Whether the layoff means early retirement for you or having to find a new job, this guide can help you navigate this murky period in your career.
Step 1: Keep Calm and Take It One Step at a Time
It sounds easier than it is, but you need to keep calm and not stress too much. How? It’s difficult. First, just know that you do have options out there. You need to sit down and think about what your options are.
Also, you want to leave your employer on good terms and not ruin future potential employment if/when the employer starts hiring again.
Step 2: Determine Your Living Expenses
What are your actual living expenses? Many people don’t know. Take the time to come up with a spending plan. Look through the following:
- Income coming in per month
- Contributions to your retirement planning
- Expenses going out
Let’s assume that you have $7,000 coming in every month. Work through your expenses, investments and others to calculate the actual expenses you have every month.
Knowing your living expenses will be essential for you during a layoff so that you can learn where your money is really going.
Step 3: Knowing What You Have
What assets do you have to work with now that there’s no money coming in? Assets will include:
- Bank accounts
- Savings accounts
- Brokerage accounts
- IRA / 401(k)
- Home equity line of credit
- Spousal income
These assets can be tapped into to help you survive a layoff. For a 401(k), if you’re 55 or older, you can tap into this asset to continue paying your living expenses.
Step 4: Add in Severance Pay
Some people receive severance pay, and others will not receive any form of payment. If you’re laid off and severance pay is offered, it may be worthwhile to take some this year and the remaining next year.
If you’re accepting severance packages late in the year, it may make sense to ask if you can take most of the package next year.
Taxes.
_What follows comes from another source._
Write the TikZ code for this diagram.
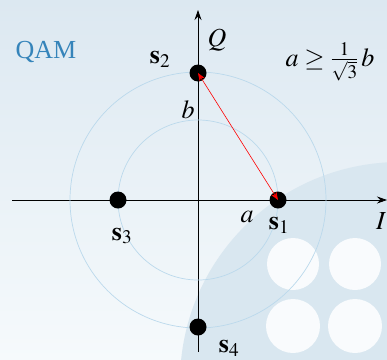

If you receive a 12-month severance in November, you’re likely going into a new tax bracket and will have to pay more money to the IRS. Never say no to a severance package, but always ask if you can split it up in these scenarios.
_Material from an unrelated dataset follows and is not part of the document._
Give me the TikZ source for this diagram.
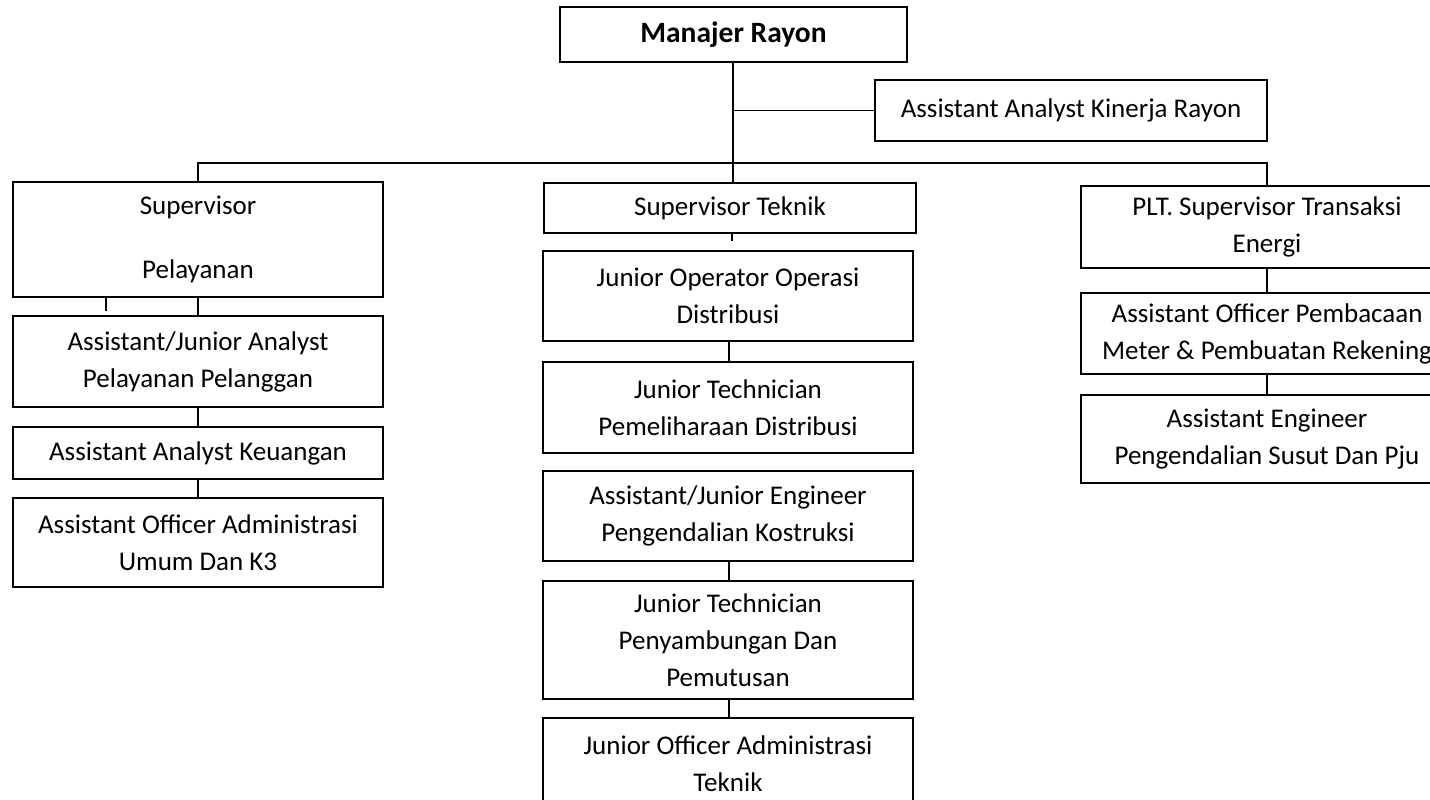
\documentclass[tikz,border=0pt]{standalone}
\usepackage{fontspec}
\setmainfont{Carlito}
\begin{document}
\begin{tikzpicture}[x=1pt,y=-1pt,
  box/.style={draw, line width=1.2pt, inner sep=0pt, align=center,
    font=\fontsize{27}{37}\selectfont},
  link/.style={line width=1.2pt}]
\useasboundingbox (0,0) rectangle (1430,800);
\newcommand\orgbox[6]{%
  \node[box, minimum width={#4-#2}, minimum height={#5-#3}]
    (#1) at ({(#2+#4)/2},{(#3+#5)/2}) {#6};}
% top
\orgbox{mr}{560}{7}{907}{62}{\fontsize{29.5}{37}\selectfont\textbf{Manajer Rayon}}
\orgbox{ak}{875}{80}{1267}{141}{Assistant Analyst Kinerja Rayon}
% left column
\orgbox{sp}{13}{182}{383}{297}{Supervisor\\[27pt]Pelayanan}
\orgbox{ajp}{13}{316}{383}{407}{Assistant/Junior Analyst\\Pelayanan Pelanggan}
\orgbox{aak}{13}{427}{383}{479}{Assistant Analyst Keuangan}
\orgbox{aoa}{13}{498}{383}{587}{Assistant Officer Administrasi\\Umum Dan K3}
% middle column
\orgbox{st}{544}{183}{916}{233}{Supervisor Teknik}
\orgbox{joo}{543}{251}{913}{341}{Junior Operator Operasi\\Distribusi}
\orgbox{jtp}{543}{362}{913}{453}{Junior Technician\\Pemeliharaan Distribusi}
\orgbox{aje}{543}{471}{913}{561}{Assistant/Junior Engineer\\Pengendalian Kostruksi}
\orgbox{jts}{543}{581}{913}{699}{Junior Technician\\Penyambungan Dan\\Pemutusan}
\orgbox{joa}{543}{718}{913}{810}{Junior Officer Administrasi\\Teknik}
% right column
\orgbox{pt}{1081}{186}{1453}{268}{PLT. Supervisor Transaksi\\Energi}
\orgbox{aop}{1081}{293}{1453}{374}{Assistant Officer Pembacaan\\Meter \& Pembuatan Rekening}
\orgbox{aep}{1081}{395}{1453}{483}{Assistant Engineer\\Pengendalian Susut Dan Pju}
% connectors
\coordinate (spine) at (733,62);
\draw[link] (spine) -- (spine |- st.north);
\draw[link] (spine |- ak.west) -- (ak.west);
\draw[link] (sp.north) -- (sp.north |- 0,163) -- (pt.north |- 0,163) -- (pt.north);
\coordinate (stubL) at (106,311);
\draw[link] (stubL |- sp.south) -- (stubL);
\draw[link] (sp.south) -- (sp.south |- ajp.north);
\draw[link] (ajp.south) -- (ajp.south |- aak.north);
\draw[link] (aak.south) -- (aak.south |- aoa.north);
\coordinate (stubM) at (732,241);
\draw[link] (stubM |- st.south) -- (stubM);
\draw[link] (729,341) coordinate (c1) -- (c1 |- jtp.north);
\draw[link] (729,561) coordinate (c2) -- (c2 |- jts.north);
\draw[link] (729,699) coordinate (c3) -- (c3 |- joa.north);
\draw[link] (pt.south) -- (pt.south |- aop.north);
\draw[link] (aop.south) -- (aop.south |- aep.north);
\end{tikzpicture}
\end{document}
If it’s the beginning of the year, you can just take the package upfront without much concern.
Step 5: Understand Unemployment Benefits
Unemployment is likely available to you, so it’s important to understand what level of income is available to you through these benefits. Often, you’ll receive 40% – 45% of your weekly pay from these benefits.
Learn the unemployment benefits, how to apply and how long you’ll receive them.
Step 6: Learn About Your Health Insurance Options
Health insurance is going to be a major concern. Most companies offer COBRA benefits that allow you to keep your plan for a certain amount of time. You may be able to tap into a healthcare savings account to help pay for the COBRA premiums.
When COBRA benefits run out, then you need to go out and shop for health insurance, which can be very expensive.
We have some clients paying $1,000 a month in health insurance for each person. So, it’s important to learn your options early on and take COBRA to lower these costs.
Step 7: Get a New Social Security Estimate
You’ve paid into Social Security, and you can start taking out Social Security as early as 62, although at a lower rate. First, you should go to SSA.gov, create an account and then ask for an estimate on the amount of money you’ll receive.
It’s important to think this decision through because it is really a final choice.
Taking your benefits early means less money overall for the remainder of your retirement. Sit down, review the numbers and even speak to someone specializing in Social Security to work through these numbers with you.
Step 8: Consider a Lump Sum Payment
If you’re privileged enough to have a pension, you may want to consider a lump sum payment. Pensions will require you to wait to a certain age before you can take monthly draws from the account.
However, some pensions will allow you to take a lump-sum payment that can be rolled into your IRA and used and invested as you see fit.
It’s important to really crunch the numbers here to see what money you’ll lose out on if you take an upfront payment. Working with a financial advisor can be very helpful to ensure that you’re not losing out on a significant amount of money by taking a lump sum.
Step 9: Determine If You Want to Go Back to Work
If you’re part of a layoff, you need to consider whether you want to go back to work. People who are close to retirement may find that they have enough money in their accounts to retire comfortably.
You need to do your calculations, determine whether you have enough money, and then decide whether you can retire now.
Work the numbers and see if retirement is an option for you. If you can, it’s up to you to determine whether you want to retire.
Step 10: Seek Professional Guidance
This point may seem self-serving to some of our readers, but it’s not meant to be that way. We always recommend seeking professional guidance during a layoff because financial professionals can help you better understand:
- Your income
- Your expenses
- What decisions you can confidently make
When a financial advisor outlines what you can and cannot do based on your expenses and income, it provides peace of mind when taking your next steps forward.
Working through these ten steps can help you make sense of a layoff and what you need to do next.